Write out the material exactly, without any of its pictures.

▬▬▬▬▬▬

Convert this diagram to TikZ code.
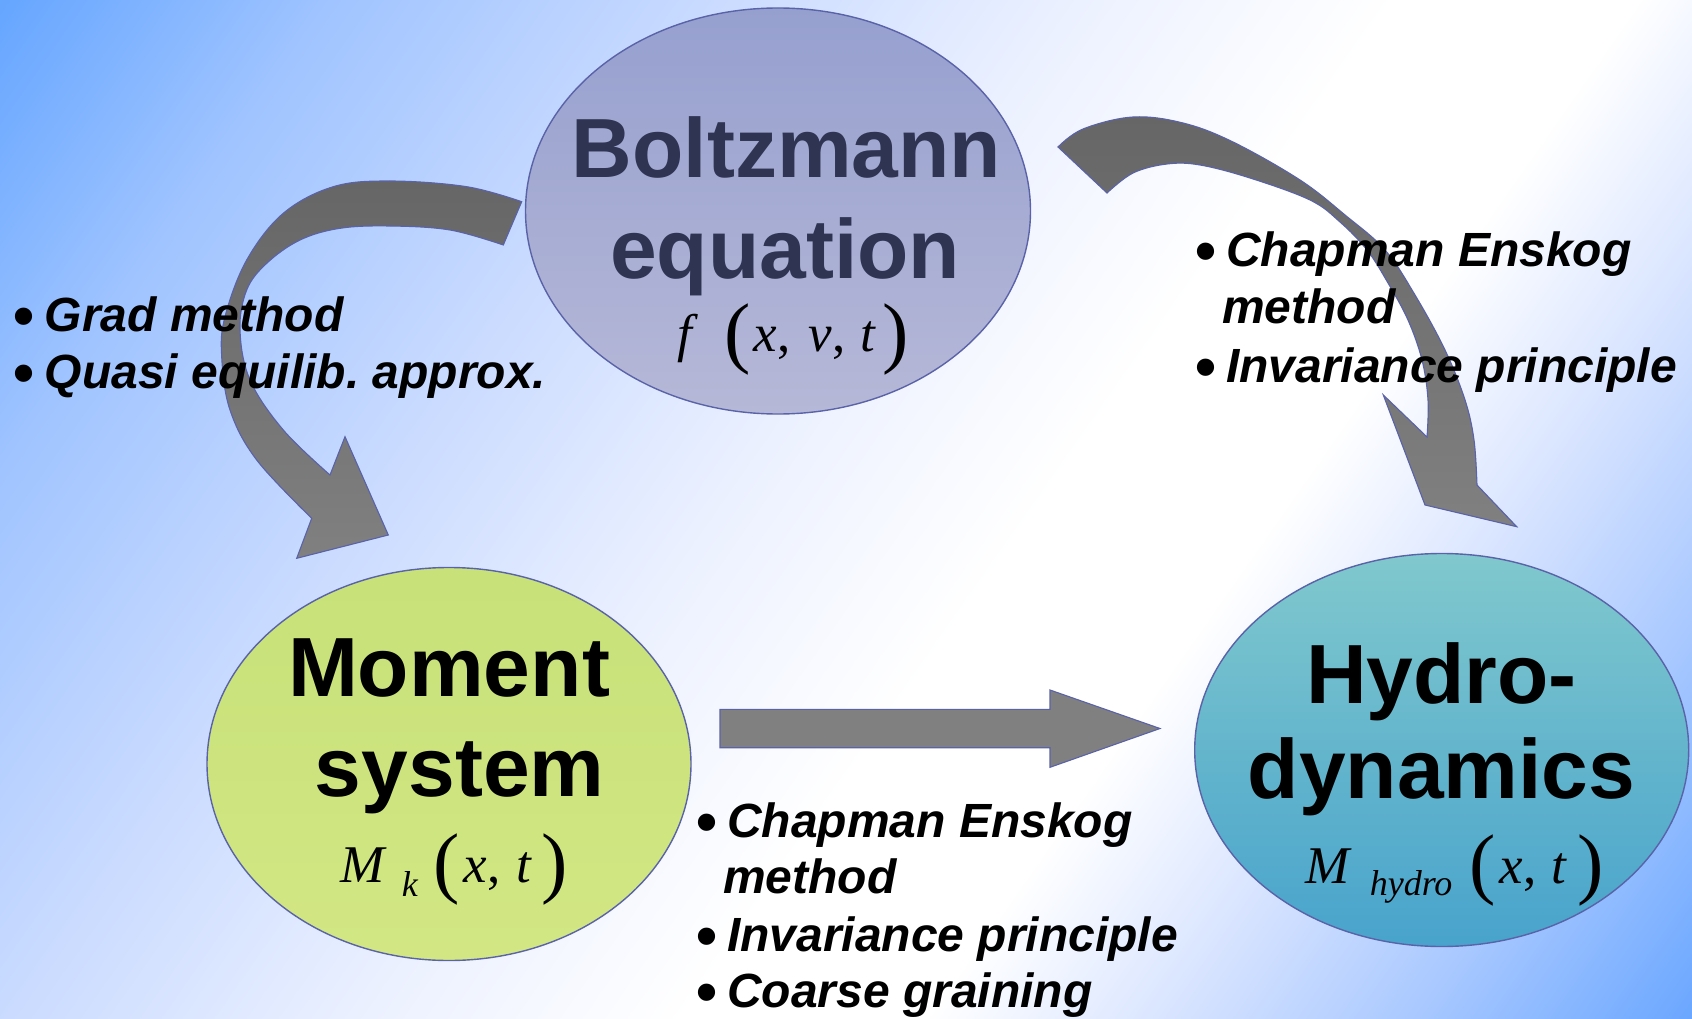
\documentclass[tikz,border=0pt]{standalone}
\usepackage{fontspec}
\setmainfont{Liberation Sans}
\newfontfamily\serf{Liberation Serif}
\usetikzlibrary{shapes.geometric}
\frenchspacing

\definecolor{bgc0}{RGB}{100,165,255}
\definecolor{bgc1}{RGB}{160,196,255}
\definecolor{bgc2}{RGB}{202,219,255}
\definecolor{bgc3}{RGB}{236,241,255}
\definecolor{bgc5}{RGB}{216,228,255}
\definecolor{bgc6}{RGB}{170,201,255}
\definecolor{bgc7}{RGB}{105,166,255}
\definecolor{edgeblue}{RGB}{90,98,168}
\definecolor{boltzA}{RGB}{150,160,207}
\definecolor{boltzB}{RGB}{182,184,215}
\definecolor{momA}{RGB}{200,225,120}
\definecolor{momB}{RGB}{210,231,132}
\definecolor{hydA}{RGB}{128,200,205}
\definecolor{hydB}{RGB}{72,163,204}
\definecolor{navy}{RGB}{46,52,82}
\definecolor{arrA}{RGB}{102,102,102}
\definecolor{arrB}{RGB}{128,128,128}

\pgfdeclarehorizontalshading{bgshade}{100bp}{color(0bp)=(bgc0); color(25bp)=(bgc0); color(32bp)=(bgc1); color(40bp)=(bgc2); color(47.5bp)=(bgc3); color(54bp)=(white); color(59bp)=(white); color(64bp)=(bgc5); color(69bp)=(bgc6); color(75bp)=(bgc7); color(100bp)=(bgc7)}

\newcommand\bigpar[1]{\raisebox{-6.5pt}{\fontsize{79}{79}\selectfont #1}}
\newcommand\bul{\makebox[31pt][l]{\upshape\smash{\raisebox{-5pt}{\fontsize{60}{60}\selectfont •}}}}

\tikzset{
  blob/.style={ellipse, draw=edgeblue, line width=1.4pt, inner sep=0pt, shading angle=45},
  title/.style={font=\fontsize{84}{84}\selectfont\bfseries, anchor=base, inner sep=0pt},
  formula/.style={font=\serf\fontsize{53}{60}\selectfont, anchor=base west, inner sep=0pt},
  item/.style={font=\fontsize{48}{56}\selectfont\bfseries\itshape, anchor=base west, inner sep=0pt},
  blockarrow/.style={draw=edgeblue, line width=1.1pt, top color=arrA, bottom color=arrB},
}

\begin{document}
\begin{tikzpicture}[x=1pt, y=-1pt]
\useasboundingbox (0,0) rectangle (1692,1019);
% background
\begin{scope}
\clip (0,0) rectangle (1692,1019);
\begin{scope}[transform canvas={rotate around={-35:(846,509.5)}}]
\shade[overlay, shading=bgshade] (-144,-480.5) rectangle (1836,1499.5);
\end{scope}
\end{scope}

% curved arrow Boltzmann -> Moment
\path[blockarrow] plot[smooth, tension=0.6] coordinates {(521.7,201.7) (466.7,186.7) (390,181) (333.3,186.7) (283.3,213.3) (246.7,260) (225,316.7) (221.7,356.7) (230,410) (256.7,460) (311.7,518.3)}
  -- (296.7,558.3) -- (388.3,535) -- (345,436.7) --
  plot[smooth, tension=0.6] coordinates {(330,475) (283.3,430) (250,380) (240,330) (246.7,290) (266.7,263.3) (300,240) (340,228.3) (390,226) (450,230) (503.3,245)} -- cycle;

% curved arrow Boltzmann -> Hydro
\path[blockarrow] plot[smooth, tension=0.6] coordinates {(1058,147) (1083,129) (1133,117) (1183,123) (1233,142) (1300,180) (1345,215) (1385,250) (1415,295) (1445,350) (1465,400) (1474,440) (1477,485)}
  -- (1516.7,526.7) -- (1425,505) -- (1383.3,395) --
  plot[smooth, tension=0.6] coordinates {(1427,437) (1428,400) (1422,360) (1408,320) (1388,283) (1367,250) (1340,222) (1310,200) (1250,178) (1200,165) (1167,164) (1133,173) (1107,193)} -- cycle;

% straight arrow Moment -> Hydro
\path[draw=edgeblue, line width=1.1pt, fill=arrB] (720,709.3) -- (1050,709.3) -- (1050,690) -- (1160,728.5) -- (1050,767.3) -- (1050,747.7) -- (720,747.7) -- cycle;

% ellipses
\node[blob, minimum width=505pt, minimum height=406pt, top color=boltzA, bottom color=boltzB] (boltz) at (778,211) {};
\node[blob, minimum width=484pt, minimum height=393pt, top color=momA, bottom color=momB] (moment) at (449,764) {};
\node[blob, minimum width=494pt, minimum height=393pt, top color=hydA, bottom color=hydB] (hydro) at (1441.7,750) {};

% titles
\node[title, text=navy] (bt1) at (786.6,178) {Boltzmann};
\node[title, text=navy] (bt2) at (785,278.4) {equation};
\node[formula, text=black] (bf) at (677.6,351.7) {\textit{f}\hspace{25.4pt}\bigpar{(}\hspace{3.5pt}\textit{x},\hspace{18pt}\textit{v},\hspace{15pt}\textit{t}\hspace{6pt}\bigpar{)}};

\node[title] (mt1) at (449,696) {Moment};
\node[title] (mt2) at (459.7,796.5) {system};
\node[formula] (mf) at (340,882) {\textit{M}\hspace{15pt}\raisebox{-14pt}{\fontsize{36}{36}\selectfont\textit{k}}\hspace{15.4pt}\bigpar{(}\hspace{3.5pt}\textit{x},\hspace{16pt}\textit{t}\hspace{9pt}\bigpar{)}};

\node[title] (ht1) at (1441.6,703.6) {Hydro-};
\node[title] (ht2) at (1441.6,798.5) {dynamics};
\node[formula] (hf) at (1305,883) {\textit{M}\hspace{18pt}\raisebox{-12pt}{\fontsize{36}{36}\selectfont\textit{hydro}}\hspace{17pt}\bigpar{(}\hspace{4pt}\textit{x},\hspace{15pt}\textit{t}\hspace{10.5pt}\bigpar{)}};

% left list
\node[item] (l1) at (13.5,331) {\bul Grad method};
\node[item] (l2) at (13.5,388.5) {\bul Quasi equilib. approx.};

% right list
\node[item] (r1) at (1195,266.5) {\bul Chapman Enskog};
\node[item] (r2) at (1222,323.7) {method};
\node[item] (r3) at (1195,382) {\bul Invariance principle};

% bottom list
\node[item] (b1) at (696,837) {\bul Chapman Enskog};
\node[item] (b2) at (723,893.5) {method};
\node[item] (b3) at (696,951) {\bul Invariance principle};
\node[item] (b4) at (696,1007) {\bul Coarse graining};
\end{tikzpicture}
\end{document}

▬▬▬▬▬▬

__COMPLETED EXERCISE__.
Convert this diagram to TikZ code.
\documentclass[tikz,border=0pt]{standalone}
\usepackage{fontspec}
\setmainfont{Liberation Sans}
\newfontfamily\serf{Liberation Serif}
\usetikzlibrary{shapes.geometric}
\frenchspacing

\definecolor{bgc0}{RGB}{100,165,255}
\definecolor{bgc1}{RGB}{160,196,255}
\definecolor{bgc2}{RGB}{202,219,255}
\definecolor{bgc3}{RGB}{236,241,255}
\definecolor{bgc5}{RGB}{216,228,255}
\definecolor{bgc6}{RGB}{170,201,255}
\definecolor{bgc7}{RGB}{105,166,255}
\definecolor{edgeblue}{RGB}{90,98,168}
\definecolor{boltzA}{RGB}{150,160,207}
\definecolor{boltzB}{RGB}{182,184,215}
\definecolor{momA}{RGB}{200,225,120}
\definecolor{momB}{RGB}{210,231,132}
\definecolor{hydA}{RGB}{128,200,205}
\definecolor{hydB}{RGB}{72,163,204}
\definecolor{navy}{RGB}{46,52,82}
\definecolor{arrA}{RGB}{102,102,102}
\definecolor{arrB}{RGB}{128,128,128}

\pgfdeclarehorizontalshading{bgshade}{100bp}{color(0bp)=(bgc0); color(25bp)=(bgc0); color(32bp)=(bgc1); color(40bp)=(bgc2); color(47.5bp)=(bgc3); color(54bp)=(white); color(59bp)=(white); color(64bp)=(bgc5); color(69bp)=(bgc6); color(75bp)=(bgc7); color(100bp)=(bgc7)}

\newcommand\bigpar[1]{\raisebox{-6.5pt}{\fontsize{79}{79}\selectfont #1}}
\newcommand\bul{\makebox[31pt][l]{\upshape\smash{\raisebox{-5pt}{\fontsize{60}{60}\selectfont •}}}}

\tikzset{
  blob/.style={ellipse, draw=edgeblue, line width=1.4pt, inner sep=0pt, shading angle=45},
  title/.style={font=\fontsize{84}{84}\selectfont\bfseries, anchor=base, inner sep=0pt},
  formula/.style={font=\serf\fontsize{53}{60}\selectfont, anchor=base west, inner sep=0pt},
  item/.style={font=\fontsize{48}{56}\selectfont\bfseries\itshape, anchor=base west, inner sep=0pt},
  blockarrow/.style={draw=edgeblue, line width=1.1pt, top color=arrA, bottom color=arrB},
}

\begin{document}
\begin{tikzpicture}[x=1pt, y=-1pt]
\useasboundingbox (0,0) rectangle (1692,1019);
% background
\begin{scope}
\clip (0,0) rectangle (1692,1019);
\begin{scope}[transform canvas={rotate around={-35:(846,509.5)}}]
\shade[overlay, shading=bgshade] (-144,-480.5) rectangle (1836,1499.5);
\end{scope}
\end{scope}

% curved arrow Boltzmann -> Moment
\path[blockarrow] plot[smooth, tension=0.6] coordinates {(521.7,201.7) (466.7,186.7) (390,181) (333.3,186.7) (283.3,213.3) (246.7,260) (225,316.7) (221.7,356.7) (230,410) (256.7,460) (311.7,518.3)}
  -- (296.7,558.3) -- (388.3,535) -- (345,436.7) --
  plot[smooth, tension=0.6] coordinates {(330,475) (283.3,430) (250,380) (240,330) (246.7,290) (266.7,263.3) (300,240) (340,228.3) (390,226) (450,230) (503.3,245)} -- cycle;

% curved arrow Boltzmann -> Hydro
\path[blockarrow] plot[smooth, tension=0.6] coordinates {(1058,147) (1083,129) (1133,117) (1183,123) (1233,142) (1300,180) (1345,215) (1385,250) (1415,295) (1445,350) (1465,400) (1474,440) (1477,485)}
  -- (1516.7,526.7) -- (1425,505) -- (1383.3,395) --
  plot[smooth, tension=0.6] coordinates {(1427,437) (1428,400) (1422,360) (1408,320) (1388,283) (1367,250) (1340,222) (1310,200) (1250,178) (1200,165) (1167,164) (1133,173) (1107,193)} -- cycle;

% straight arrow Moment -> Hydro
\path[draw=edgeblue, line width=1.1pt, fill=arrB] (720,709.3) -- (1050,709.3) -- (1050,690) -- (1160,728.5) -- (1050,767.3) -- (1050,747.7) -- (720,747.7) -- cycle;

% ellipses
\node[blob, minimum width=505pt, minimum height=406pt, top color=boltzA, bottom color=boltzB] (boltz) at (778,211) {};
\node[blob, minimum width=484pt, minimum height=393pt, top color=momA, bottom color=momB] (moment) at (449,764) {};
\node[blob, minimum width=494pt, minimum height=393pt, top color=hydA, bottom color=hydB] (hydro) at (1441.7,750) {};

% titles
\node[title, text=navy] (bt1) at (786.6,178) {Boltzmann};
\node[title, text=navy] (bt2) at (785,278.4) {equation};
\node[formula, text=black] (bf) at (677.6,351.7) {\textit{f}\hspace{25.4pt}\bigpar{(}\hspace{3.5pt}\textit{x},\hspace{18pt}\textit{v},\hspace{15pt}\textit{t}\hspace{6pt}\bigpar{)}};

\node[title] (mt1) at (449,696) {Moment};
\node[title] (mt2) at (459.7,796.5) {system};
\node[formula] (mf) at (340,882) {\textit{M}\hspace{15pt}\raisebox{-14pt}{\fontsize{36}{36}\selectfont\textit{k}}\hspace{15.4pt}\bigpar{(}\hspace{3.5pt}\textit{x},\hspace{16pt}\textit{t}\hspace{9pt}\bigpar{)}};

\node[title] (ht1) at (1441.6,703.6) {Hydro-};
\node[title] (ht2) at (1441.6,798.5) {dynamics};
\node[formula] (hf) at (1305,883) {\textit{M}\hspace{18pt}\raisebox{-12pt}{\fontsize{36}{36}\selectfont\textit{hydro}}\hspace{17pt}\bigpar{(}\hspace{4pt}\textit{x},\hspace{15pt}\textit{t}\hspace{10.5pt}\bigpar{)}};

% left list
\node[item] (l1) at (13.5,331) {\bul Grad method};
\node[item] (l2) at (13.5,388.5) {\bul Quasi equilib. approx.};

% right list
\node[item] (r1) at (1195,266.5) {\bul Chapman Enskog};
\node[item] (r2) at (1222,323.7) {method};
\node[item] (r3) at (1195,382) {\bul Invariance principle};

% bottom list
\node[item] (b1) at (696,837) {\bul Chapman Enskog};
\node[item] (b2) at (723,893.5) {method};
\node[item] (b3) at (696,951) {\bul Invariance principle};
\node[item] (b4) at (696,1007) {\bul Coarse graining};
\end{tikzpicture}
\end{document}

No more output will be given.